All this to say, I could see the stars quite clearly on my walk to Ildiko’s house. Every Friday evening, I walk to her house to tutor her children, Szebi and Cintia. After about 45 minutes of English games and lessons (during which time I have to keep Cintia from cheating and keep Szebi active enough to focus), we sit down for dinner. I don’t think Ildiko would ever let someone leave her house without eating something, which is certainly fine by me. She fed me a scrumptious dumpling soup that evening.
After dinner we talk. I credit most of my progress in the Hungarian language to Ildiko’s masterful conversations-with-a-non-native-speaker skills. Our first conversations were halting and mostly centered on each other’s families. Van egy lánytestvérem és kett fiutestvérem. (I have one sister and two brothers.) Etc…. We have since progressed to things like different marriage customs and Christmas traditions, what we did last week, and banana bread. She was having a hard time imagining the foods banana and bread together, so I gave her the recipe this week. I’m just hoping I translated it correctly.

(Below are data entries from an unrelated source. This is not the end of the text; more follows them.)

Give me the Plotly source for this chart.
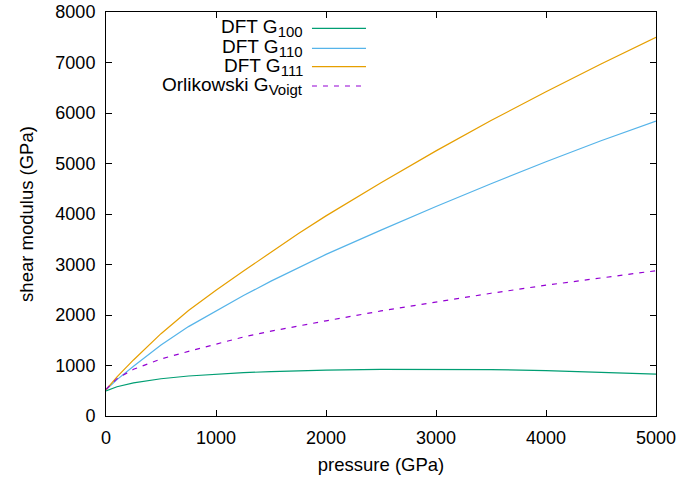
import plotly.graph_objects as go

pressure = [0, 100, 250, 500, 750, 1000, 1250, 1500, 1750, 2000, 2500, 3000, 3500, 4000, 4500, 5000]
g100 = [495, 580, 655, 738, 792, 832, 858, 880, 895, 908, 922, 925, 918, 900, 870, 830]
g110 = [520, 720, 985, 1405, 1770, 2085, 2385, 2670, 2940, 3200, 3680, 4150, 4600, 5035, 5450, 5840]
g111 = [520, 775, 1110, 1630, 2090, 2490, 2870, 3250, 3615, 3963, 4620, 5250, 5850, 6420, 6970, 7500]
gvoigt = [530, 740, 925, 1130, 1280, 1420, 1565, 1680, 1785, 1885, 2080, 2260, 2430, 2590, 2740, 2877]

SUB = "<sub><span style='font-size:15px'>{}</span></sub>"
labels = ["DFT G" + SUB.format("100"), "DFT G" + SUB.format("110"),
          "DFT G" + SUB.format("111"), "Orlikowski G" + SUB.format("Voigt")]
colors = ["#009e73", "#56b4e9", "#e69f00", "#9400d3"]
dashes = ["solid", "solid", "solid", "5px,6px"]
series = [g100, g110, g111, gvoigt]

FONT = "Liberation Sans, Arial, sans-serif"

fig = go.Figure()
for ys, c, d, name in zip(series, colors, dashes, labels):
    fig.add_trace(go.Scatter(x=pressure, y=ys, mode="lines", name=name,
                             line=dict(color=c, width=1.2, dash=d),
                             showlegend=False))

# manual gnuplot-style key (text right-aligned, sample line to the right)
row_y = [0.9597, 0.910, 0.8646, 0.8168]
for name, c, d, yy in zip(labels, colors, dashes, row_y):
    fig.add_annotation(xref="paper", yref="paper", x=0.3618, y=yy, text=name,
                       showarrow=False, xanchor="right", yanchor="middle",
                       font=dict(family=FONT, size=19, color="black"))
    fig.add_shape(type="line", xref="paper", yref="paper", x0=0.3745, x1=0.4727, y0=yy, y1=yy,
                  line=dict(color=c, width=1.2, dash=d))

axis_common = dict(showline=True, linecolor="black", linewidth=1, mirror="allticks",
                   ticks="inside", ticklen=6, tickcolor="black", showgrid=False, zeroline=False,
                   automargin=False,
                   tickfont=dict(family=FONT, size=18, color="black"))

fig.update_xaxes(range=[0, 5000], tickvals=[0, 1000, 2000, 3000, 4000, 5000],
                 ticklabelstandoff=5,
                 title=dict(text="pressure (GPa)", standoff=11,
                            font=dict(family=FONT, size=18.5, color="black")),
                 **axis_common)
fig.update_yaxes(range=[0, 8000], tickvals=list(range(0, 8001, 1000)),
                 ticklabelstandoff=6,
                 title=dict(text="shear modulus (GPa)", standoff=16,
                            font=dict(family=FONT, size=18.5, color="black")),
                 **axis_common)

fig.update_layout(width=681, height=478, margin=dict(l=106, r=25, t=12, b=62),
                  plot_bgcolor="white", paper_bgcolor="white")

fig.write_html("out.html")
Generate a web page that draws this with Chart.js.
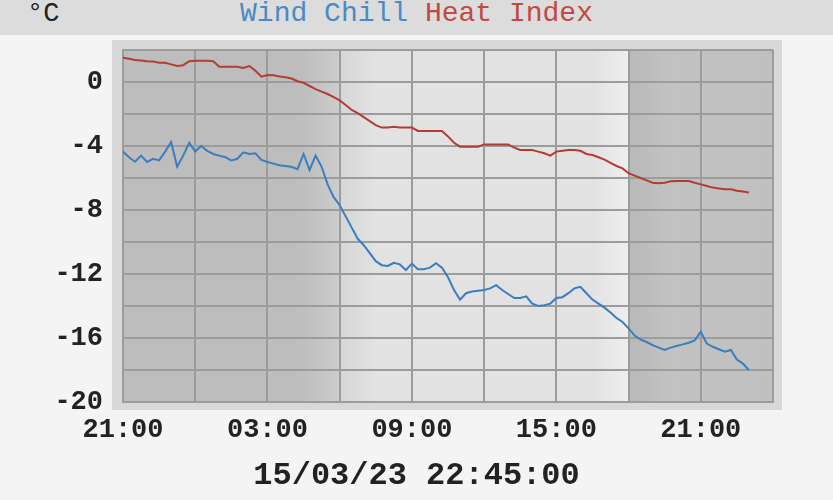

Cintia usually pops in and out of these conversations, and this week she peppered our talk with attempts at singing “Head and shoulders, knees and toes,” a song which had been part of that week’s lesson. Except that with her accent and tender years (she’s seven) it came out more like “Hair and soulders, peas and toes.”
That song has been mercilessly stuck in my head, by the way. That’s what I get for teaching it to half of my classes. I hummed it the whole way back to the school, looking up at the long-dark sky and having to remind myself that it was only 8 o’ clock.